I happened to be in Israel during the Maidan revolution in February 2014 as Ukraine descended into chaos. I was there on a rabbinic mission and attended a session with representatives of the Conservative movement. It just so happened that visiting Israel at the time was Rabbi Reuven Stamov and his wife Lena, the leaders of Kehillat Masoret Kyiv, the Conservative community in the Ukrainian capital. The community existed for years without a rabbi as an educational center, but since Rabbi Stamov and his wife arrived in 2012, it is now flourishing as a true synagogue. In fact, they kept outgrowing their space until a few months ago when they moved into a permanent home.

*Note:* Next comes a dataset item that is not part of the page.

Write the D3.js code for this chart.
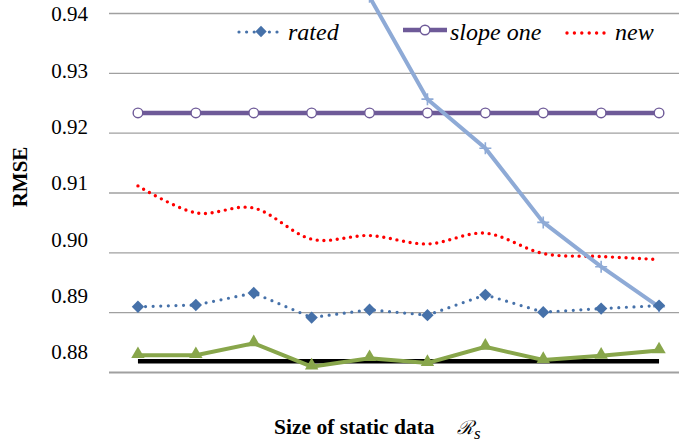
<!DOCTYPE html>
<html>
<head>
<meta charset="utf-8">
<script src="https://cdn.jsdelivr.net/npm/d3@7"></script>
<style>
  body { margin: 0; background: #fff; }
  svg text { font-family: "Liberation Serif", "Times New Roman", serif; }
</style>
</head>
<body>
<div id="chart"></div>
<script>
// static data sizes (no labels shown on the x axis)
const sizes = ['1', '2', '3', '4', '5', '6', '7', '8', '9', '10'];
const yTicks = [0.88, 0.89, 0.90, 0.91, 0.92, 0.93, 0.94];

const rated    = [0.8909, 0.8912, 0.8932, 0.8891, 0.8904, 0.8895, 0.8929, 0.8900, 0.8906, 0.8911];
const slopeOne = [0.9233, 0.9233, 0.9233, 0.9233, 0.9233, 0.9233, 0.9233, 0.9233, 0.9233, 0.9233];
const newer    = [0.9111, 0.9066, 0.9074, 0.9022, 0.9028, 0.9014, 0.9032, 0.8998, 0.8993, 0.8988];
const baseline = [0.9850, 0.9720, 0.9630, 0.9520, 0.9427, 0.9256, 0.9174, 0.9050, 0.8976, 0.8909];
const combined = [0.8828, 0.8828, 0.8848, 0.8809, 0.8823, 0.8815, 0.8842, 0.8820, 0.8827, 0.8836];
const lowest   = [0.8818, 0.8818, 0.8818, 0.8818, 0.8818, 0.8818, 0.8818, 0.8818, 0.8818, 0.8818];

const width = 679, height = 442;
const margin = { left: 109, right: -9, top: 13, bottom: 70 };
const serif = '"Liberation Serif", "Times New Roman", serif';

const svg = d3.select('#chart').append('svg')
  .attr('width', width)
  .attr('height', height);

svg.append('rect').attr('width', width).attr('height', height).attr('fill', '#fff');

const x = d3.scaleBand()
  .domain(sizes)
  .range([margin.left, width - margin.right]);

const y = d3.scaleLinear()
  .domain([0.88, 0.94])
  .range([height - margin.bottom, margin.top]);

// the tick labels sit on their own slightly compressed scale in the original
const yLabel = d3.scaleLinear()
  .domain([0.88, 0.94])
  .range([352, 14]);

const cx = (d, i) => x(sizes[i]) + x.bandwidth() / 2;

// gridlines
svg.append('g')
  .attr('transform', `translate(${margin.left},0)`)
  .call(d3.axisLeft(y).tickValues(yTicks).tickSize(-(width - margin.left)).tickFormat(''))
  .call(g => g.select('.domain').remove())
  .call(g => g.selectAll('.tick line')
    .attr('stroke', '#a0a0a0')
    .attr('stroke-width', d => d === 0.88 ? 2.2 : 1.4));

// tick labels
svg.append('g')
  .attr('transform', `translate(88,0)`)
  .call(d3.axisLeft(yLabel).tickValues(yTicks).tickSize(0).tickPadding(0).tickFormat(d3.format('.2f')))
  .call(g => g.select('.domain').remove())
  .call(g => g.selectAll('text')
    .style('font-family', serif)
    .style('font-size', '21px')
    .attr('fill', '#000'));

// y title
svg.append('text')
  .attr('transform', 'translate(27,177) rotate(-90)')
  .attr('text-anchor', 'middle')
  .style('font-size', '21px')
  .style('font-weight', 'bold')
  .text('RMSE');

// x title
const xt = svg.append('text')
  .attr('x', 274)
  .attr('y', 434)
  .style('font-size', '21.5px')
  .style('font-weight', 'bold');
xt.append('tspan').text('Size of static data');
xt.append('tspan')
  .attr('x', 457)
  .style('font-weight', 'normal')
  .style('font-style', 'italic')
  .style('font-family', '"DejaVu Serif", serif')
  .style('font-size', '19px')
  .text('ℛ');
xt.append('tspan')
  .attr('dy', 5)
  .style('font-weight', 'normal')
  .style('font-style', 'italic')
  .style('font-size', '17px')
  .text('s');

const line = d3.line().x(cx).y(d => y(d));
const smooth = d3.line().x(cx).y(d => y(d)).curve(d3.curveCardinal.tension(0));

// black reference line
svg.append('path')
  .attr('d', line(lowest))
  .attr('fill', 'none')
  .attr('stroke', '#000')
  .attr('stroke-width', 4.5);

// green triangles
svg.append('path')
  .attr('d', line(combined))
  .attr('fill', 'none')
  .attr('stroke', '#88a64b')
  .attr('stroke-width', 4);
svg.append('g').selectAll('path')
  .data(combined)
  .join('path')
  .attr('d', d3.symbol(d3.symbolTriangle, 78))
  .attr('transform', (d, i) => `translate(${cx(d, i)},${y(d) - 1})`)
  .attr('fill', '#88a64b');

// slope one
svg.append('path')
  .attr('d', line(slopeOne))
  .attr('fill', 'none')
  .attr('stroke', '#6e5a98')
  .attr('stroke-width', 4.5);
svg.append('g').selectAll('circle')
  .data(slopeOne)
  .join('circle')
  .attr('cx', cx)
  .attr('cy', d => y(d))
  .attr('r', 4.8)
  .attr('fill', '#fff')
  .attr('stroke', '#6e5a98')
  .attr('stroke-width', 1.4);

// new (smoothed red dots)
svg.append('path')
  .attr('d', smooth(newer))
  .attr('fill', 'none')
  .attr('stroke', '#ff0000')
  .attr('stroke-width', 3.4)
  .attr('stroke-linecap', 'round')
  .attr('stroke-dasharray', '0 6.7');

// light blue with plus markers
svg.append('path')
  .attr('d', line(baseline))
  .attr('fill', 'none')
  .attr('stroke', '#8eaad6')
  .attr('stroke-width', 4);
svg.append('g').selectAll('path')
  .data(baseline)
  .join('path')
  .attr('d', 'M-6,0H6M0,-6V6')
  .attr('transform', (d, i) => `translate(${cx(d, i)},${y(d)})`)
  .attr('stroke', '#8eaad6')
  .attr('stroke-width', 1.6);

// rated (blue dotted + diamonds)
svg.append('path')
  .attr('d', line(rated))
  .attr('fill', 'none')
  .attr('stroke', '#4671a9')
  .attr('stroke-width', 3.2)
  .attr('stroke-linecap', 'round')
  .attr('stroke-dasharray', '0 7.6');
svg.append('g').selectAll('path')
  .data(rated)
  .join('path')
  .attr('d', d3.symbol(d3.symbolSquare, 76))
  .attr('transform', (d, i) => `translate(${cx(d, i)},${y(d)}) rotate(45)`)
  .attr('fill', '#4671a9');

// legend
const legend = svg.append('g');
const legendText = (xPos, label) => legend.append('text')
  .attr('x', xPos).attr('y', 40)
  .style('font-style', 'italic')
  .style('font-size', '24px')
  .text(label);

legend.append('line')
  .attr('x1', 239).attr('x2', 279).attr('y1', 32).attr('y2', 32)
  .attr('stroke', '#4671a9').attr('stroke-width', 3.2)
  .attr('stroke-linecap', 'round').attr('stroke-dasharray', '0 7.6');
legend.append('path')
  .attr('d', d3.symbol(d3.symbolSquare, 64))
  .attr('transform', 'translate(261,31.5) rotate(45)')
  .attr('fill', '#4671a9');
legendText(288, 'rated');

legend.append('line')
  .attr('x1', 403).attr('x2', 447).attr('y1', 30).attr('y2', 30)
  .attr('stroke', '#6e5a98').attr('stroke-width', 4.5);
legend.append('circle')
  .attr('cx', 425).attr('cy', 30).attr('r', 4.8)
  .attr('fill', '#fff').attr('stroke', '#6e5a98').attr('stroke-width', 1.4);
legendText(450, 'slope one');

legend.append('line')
  .attr('x1', 567).attr('x2', 605).attr('y1', 33).attr('y2', 33)
  .attr('stroke', '#ff0000').attr('stroke-width', 3.4)
  .attr('stroke-linecap', 'round').attr('stroke-dasharray', '0 7.4');
legendText(615, 'new');
</script>
</body>
</html>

Back in 2014, the couple gave us an update on what was happening with the political troubles in Ukraine, and in the course of their story they said that they were in need of a megillah scroll for Purim. Two other rabbis and I committed to split the cost of getting a Megillat Esther to this community so that they could fulfill the mitzvah of hearing the story of our people’s redemption on Purim. Fortunately, since we were in Israel, we easily purchased the scroll and got into Rabbi Stamov’s hands within a day. He and his wife then returned to Kyiv with the megillah.
The Jewish community in Ukraine is once again under threat from the Russian invasion. According to the latest statement from the United Synagogue of Conservative Judaism, Rabbi and Lena Stamov are in the western Ukrainian city of Chernivtsi, where they hope to retreat with other members of the community. They are in need of support, so if you can, please donate to the Masorti Emergency Campaign.
Unfortunately, I have not kept in touch with Rabbi Stamov since that one meeting in Jerusalem in 2014, although I have followed the Ukrainian Masorti community from afar. We are only a few short weeks away from Purim, that joyous celebration of survival in the face of annihilation. I don’t know where Rabbi Stamov’s community will be able to observe the holiday, but I hope they have with them the megillah we gave them 8 years ago. May the redemption it describes come to the Jews of Ukraine as they face this dark hour.